┌────────

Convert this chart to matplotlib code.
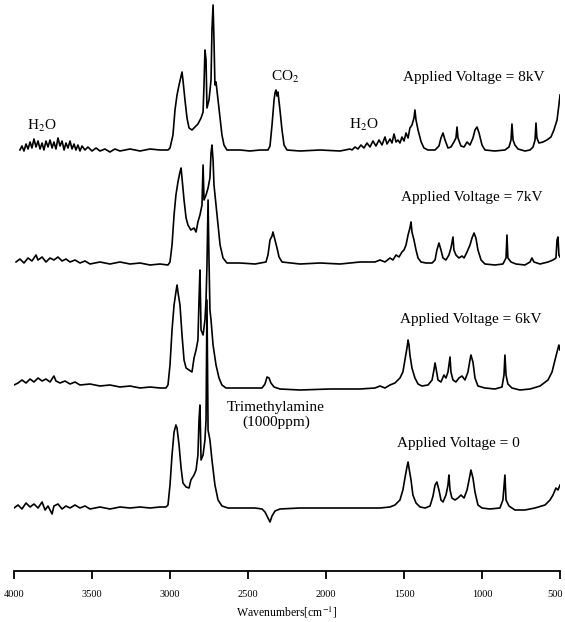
import matplotlib
matplotlib.use("Agg")
import matplotlib.pyplot as plt
import matplotlib.transforms as mtransforms

plt.rcParams["font.family"] = ["Liberation Serif", "DejaVu Serif"]
plt.rcParams["mathtext.fontset"] = "stix"

# FTIR spectra: wavenumber (cm-1) and band height (arb. units)
wn_8kv = [3962, 3949, 3936, 3923, 3910, 3897, 3885, 3872, 3859, 3846, 3833, 3820, 3808, 3795, 3782,
          3769, 3756, 3744, 3731, 3718, 3705, 3692, 3679, 3667, 3654, 3641, 3628, 3615, 3603, 3590,
          3577, 3564, 3545, 3526, 3500, 3474, 3449, 3417, 3385, 3353, 3321, 3256, 3192, 3128, 3064,
          3013, 3000, 2981, 2968, 2955, 2942, 2929, 2923, 2917, 2904, 2891, 2878, 2859, 2840, 2821,
          2801, 2788, 2782, 2776, 2769, 2763, 2750, 2737, 2731, 2724, 2718, 2712, 2705, 2692, 2679,
          2667, 2654, 2635, 2551, 2487, 2423, 2372, 2359, 2346, 2333, 2327, 2321, 2314, 2308, 2295,
          2282, 2269, 2250, 2167, 2038, 1910, 1846, 1833, 1814, 1795, 1776, 1757, 1737, 1718, 1699,
          1680, 1660, 1641, 1622, 1609, 1590, 1577, 1564, 1551, 1539, 1526, 1513, 1500, 1487, 1474,
          1462, 1449, 1436, 1430, 1423, 1410, 1390, 1372, 1346, 1301, 1276, 1263, 1250, 1237, 1218,
          1199, 1180, 1167, 1160, 1154, 1135, 1115, 1096, 1077, 1058, 1045, 1032, 1019, 1000, 981,
          917, 853, 827, 814, 808, 801, 789, 769, 725, 692, 673, 660, 654, 648, 635,
          609, 584, 558, 539, 519, 507, 500]
abs_8kv = [0, 4, -1, 6, 1, 8, 2, 11, 3, 9, 1, 7, 0, 9, 3,
           10, 2, 8, 1, 12, 4, 9, 0, 7, 2, 9, 1, 6, 0, 5,
           -1, 4, 0, 3, -1, 2, -1, 1, -2, 1, -1, 1, -1, 1, 0,
           0, 2, 15, 40, 55, 65, 74, 78, 70, 50, 32, 22, 20, 23, 26,
           32, 38, 65, 100, 90, 42, 50, 70, 120, 145, 110, 65, 68, 50, 32,
           15, 5, 0, 0, -1, 0, 0, 4, 25, 50, 57, 60, 54, 58, 40,
           20, 5, 0, -1, 0, -1, 1, 0, 3, 1, 5, 2, 7, 3, 9,
           4, 10, 5, 13, 6, 11, 7, 16, 8, 10, 7, 13, 9, 17, 12,
           22, 25, 32, 40, 30, 20, 8, 2, 0, 0, 4, 12, 17, 10, 2,
           3, 8, 12, 23, 12, 4, 3, 8, 5, 12, 20, 23, 17, 5, 0,
           -1, 0, 3, 10, 26, 10, 5, 1, -1, 0, 3, 10, 27, 12, 7,
           8, 10, 13, 20, 30, 45, 55]

wn_7kv = [3987, 3962, 3936, 3910, 3885, 3859, 3846, 3820, 3795, 3769, 3744, 3718, 3692, 3667, 3641,
          3609, 3577, 3545, 3513, 3449, 3385, 3321, 3256, 3192, 3128, 3064, 3013, 3000, 2987, 2974,
          2962, 2949, 2936, 2929, 2923, 2910, 2897, 2885, 2866, 2846, 2833, 2821, 2808, 2795, 2788,
          2782, 2769, 2756, 2744, 2737, 2731, 2724, 2718, 2705, 2692, 2679, 2660, 2635, 2551, 2455,
          2385, 2372, 2359, 2346, 2340, 2327, 2314, 2301, 2282, 2167, 2038, 1910, 1782, 1686, 1654,
          1622, 1590, 1571, 1551, 1532, 1513, 1500, 1487, 1474, 1462, 1455, 1449, 1436, 1423, 1410,
          1391, 1359, 1320, 1301, 1289, 1276, 1263, 1250, 1231, 1212, 1199, 1186, 1180, 1167, 1148,
          1128, 1115, 1096, 1077, 1064, 1051, 1039, 1026, 1006, 981, 917, 866, 846, 840, 834,
          814, 782, 725, 692, 680, 667, 628, 577, 545, 526, 519, 513, 507, 500]
abs_7kv = [1, 4, 0, 5, 2, 8, 3, 6, 1, 5, 3, 6, 2, 4, 1,
           3, 0, 2, -1, 1, -1, 1, -1, 0, -2, -1, -2, 1, 18, 48,
           68, 81, 91, 95, 85, 63, 45, 38, 33, 35, 31, 41, 48, 58, 98,
           63, 68, 75, 85, 110, 118, 103, 78, 58, 38, 18, 5, 0, 0, -1,
           1, 8, 23, 27, 31, 23, 15, 6, 1, -1, 0, -1, 1, 1, 3,
           1, 5, 3, 8, 6, 11, 13, 18, 28, 35, 41, 31, 23, 13, 5,
           1, 0, 0, 3, 13, 20, 13, 5, 3, 8, 15, 26, 13, 8, 5,
           7, 5, 11, 18, 25, 30, 25, 13, 3, -1, -2, -1, 5, 28, 5,
           1, -1, -2, 1, 5, 1, -1, 1, 3, 5, 23, 26, 8, 6]

wn_6kv = [4000, 3974, 3949, 3923, 3897, 3872, 3846, 3820, 3795, 3769, 3744, 3731, 3705, 3673, 3641,
          3609, 3577, 3513, 3449, 3385, 3321, 3256, 3192, 3128, 3064, 3026, 3013, 3000, 2987, 2974,
          2962, 2955, 2949, 2936, 2923, 2910, 2897, 2878, 2859, 2846, 2833, 2821, 2814, 2808, 2801,
          2788, 2776, 2769, 2763, 2756, 2750, 2744, 2737, 2724, 2705, 2686, 2667, 2641, 2551, 2410,
          2391, 2378, 2365, 2353, 2333, 2295, 2167, 1974, 1782, 1686, 1654, 1622, 1590, 1558, 1526,
          1507, 1494, 1481, 1474, 1468, 1462, 1449, 1430, 1410, 1385, 1346, 1320, 1308, 1301, 1295,
          1282, 1263, 1244, 1231, 1218, 1205, 1199, 1186, 1167, 1148, 1128, 1109, 1090, 1077, 1071,
          1058, 1045, 1026, 981, 917, 872, 859, 853, 846, 834, 808, 757, 692, 628, 577,
          551, 532, 519, 507, 500]
abs_6kv = [0, 2, 5, 2, 6, 3, 7, 4, 6, 3, 9, 4, 2, 4, 1,
           3, 0, 1, -1, 0, -2, -1, -3, -2, -3, -3, 0, 20, 55, 80,
           93, 100, 93, 80, 50, 25, 17, 15, 13, 27, 35, 45, 85, 115, 55,
           50, 65, 85, 120, 185, 125, 75, 65, 40, 20, 7, 0, -3, -3, -3,
           1, 8, 7, 2, -2, -4, -5, -4, -4, -3, -1, -3, 0, 2, 7,
           13, 25, 37, 45, 40, 30, 17, 7, 1, -1, 0, 5, 15, 22, 17,
           5, 3, 10, 7, 13, 28, 13, 5, 3, 7, 9, 5, 13, 25, 30,
           23, 7, -1, -3, -4, -2, 10, 30, 10, 1, -3, -5, -4, -1, 5,
           13, 25, 33, 40, 35]

wn_0kv = [4000, 3974, 3949, 3923, 3897, 3872, 3846, 3820, 3801, 3782, 3756, 3744, 3718, 3692, 3667,
          3641, 3609, 3577, 3545, 3513, 3449, 3385, 3321, 3256, 3192, 3128, 3064, 3026, 3013, 3000,
          2987, 2974, 2962, 2955, 2942, 2929, 2917, 2897, 2878, 2866, 2846, 2833, 2821, 2814, 2808,
          2801, 2788, 2776, 2769, 2763, 2756, 2744, 2731, 2712, 2692, 2667, 2628, 2455, 2410, 2391,
          2372, 2359, 2346, 2327, 2295, 2167, 1910, 1654, 1590, 1558, 1526, 1507, 1494, 1481, 1474,
          1468, 1455, 1443, 1423, 1397, 1365, 1333, 1314, 1301, 1289, 1276, 1263, 1250, 1231, 1218,
          1212, 1205, 1193, 1173, 1154, 1135, 1115, 1096, 1083, 1071, 1058, 1045, 1026, 1000, 949,
          885, 866, 853, 846, 827, 789, 725, 660, 596, 564, 545, 526, 513, 500]
abs_0kv = [0, 3, -1, 5, 1, 4, 0, 6, -2, 2, -6, 2, 4, -1, 2,
           0, 3, 0, 2, -1, 1, -1, 1, 0, 1, 0, 1, 1, 3, 23,
           53, 76, 83, 80, 63, 40, 25, 21, 20, 28, 33, 38, 53, 88, 103,
           48, 53, 68, 88, 208, 78, 68, 48, 23, 8, 2, 0, 0, -1, -4,
           -10, -14, -8, -3, -1, 0, 0, 0, 1, 3, 8, 18, 30, 41, 46,
           40, 28, 13, 5, 1, 0, 2, 12, 23, 26, 18, 8, 6, 13, 23,
           33, 18, 10, 8, 10, 13, 10, 18, 28, 38, 30, 16, 3, 0, -1,
           0, 8, 33, 8, 2, -2, -2, 0, 3, 8, 13, 20, 18, 23]

spectra = [(wn_8kv, abs_8kv), (wn_7kv, abs_7kv), (wn_6kv, abs_6kv), (wn_0kv, abs_0kv)]
voltage_labels = ["Applied Voltage = 8kV", "Applied Voltage = 7kV",
                  "Applied Voltage = 6kV", "Applied Voltage = 0"]


def main():
    fig = plt.figure(figsize=(5.65, 6.22), dpi=100)
    ax = fig.add_axes([14 / 565, 51 / 622, 546 / 565, 571 / 622])

    # vertical stacking of the traces
    offsets = [421, 308, 186, 63]
    label_pos = [(1051, 493), (1064, 373), (1071, 251), (1154, 128)]

    for (wn, a), off, lab, (lx, ly) in zip(spectra, offsets, voltage_labels, label_pos):
        ax.plot(wn, [v + off for v in a], color="black", linewidth=1.2)
        ax.text(lx, ly, lab, ha="center", va="center", fontsize=11)

    ax.text(3820, 445, "H$_2$O", ha="center", va="center", fontsize=11)
    ax.text(2263, 494, "CO$_2$", ha="center", va="center", fontsize=11)
    ax.text(1757, 446, "H$_2$O", ha="center", va="center", fontsize=11)
    ax.text(2321, 156, "Trimethylamine\n(1000ppm)", ha="center", va="center",
            fontsize=11, linespacing=1.1)

    ax.set_xlim(4000, 500)
    ax.set_ylim(0, 571)
    ax.set_xticks([4000, 3500, 3000, 2500, 2000, 1500, 1000, 500])
    ax.set_yticks([])
    for side in ["left", "right", "top"]:
        ax.spines[side].set_visible(False)
    ax.spines["bottom"].set_linewidth(1.3)
    ax.tick_params(axis="x", direction="out", length=6, width=1.3, labelsize=7.5, pad=8)
    ax.set_xlabel("Wavenumbers[cm$^{-1}$]", fontsize=8.5, labelpad=4)

    # keep the last tick label inside the figure
    fig.canvas.draw()
    last = ax.get_xticklabels()[-1]
    last.set_transform(last.get_transform() + mtransforms.ScaledTranslation(-5 / 100, 0, fig.dpi_scale_trans))

    fig.savefig("out.png", dpi=100)
    plt.close(fig)


if __name__ == "__main__":
    main()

└────────

__Request__: Copy every line that contains the string "matplotlib".

__In response__:
Convert this chart to matplotlib code.
import matplotlib
matplotlib.use("Agg")
import matplotlib.pyplot as plt
import matplotlib.transforms as mtransforms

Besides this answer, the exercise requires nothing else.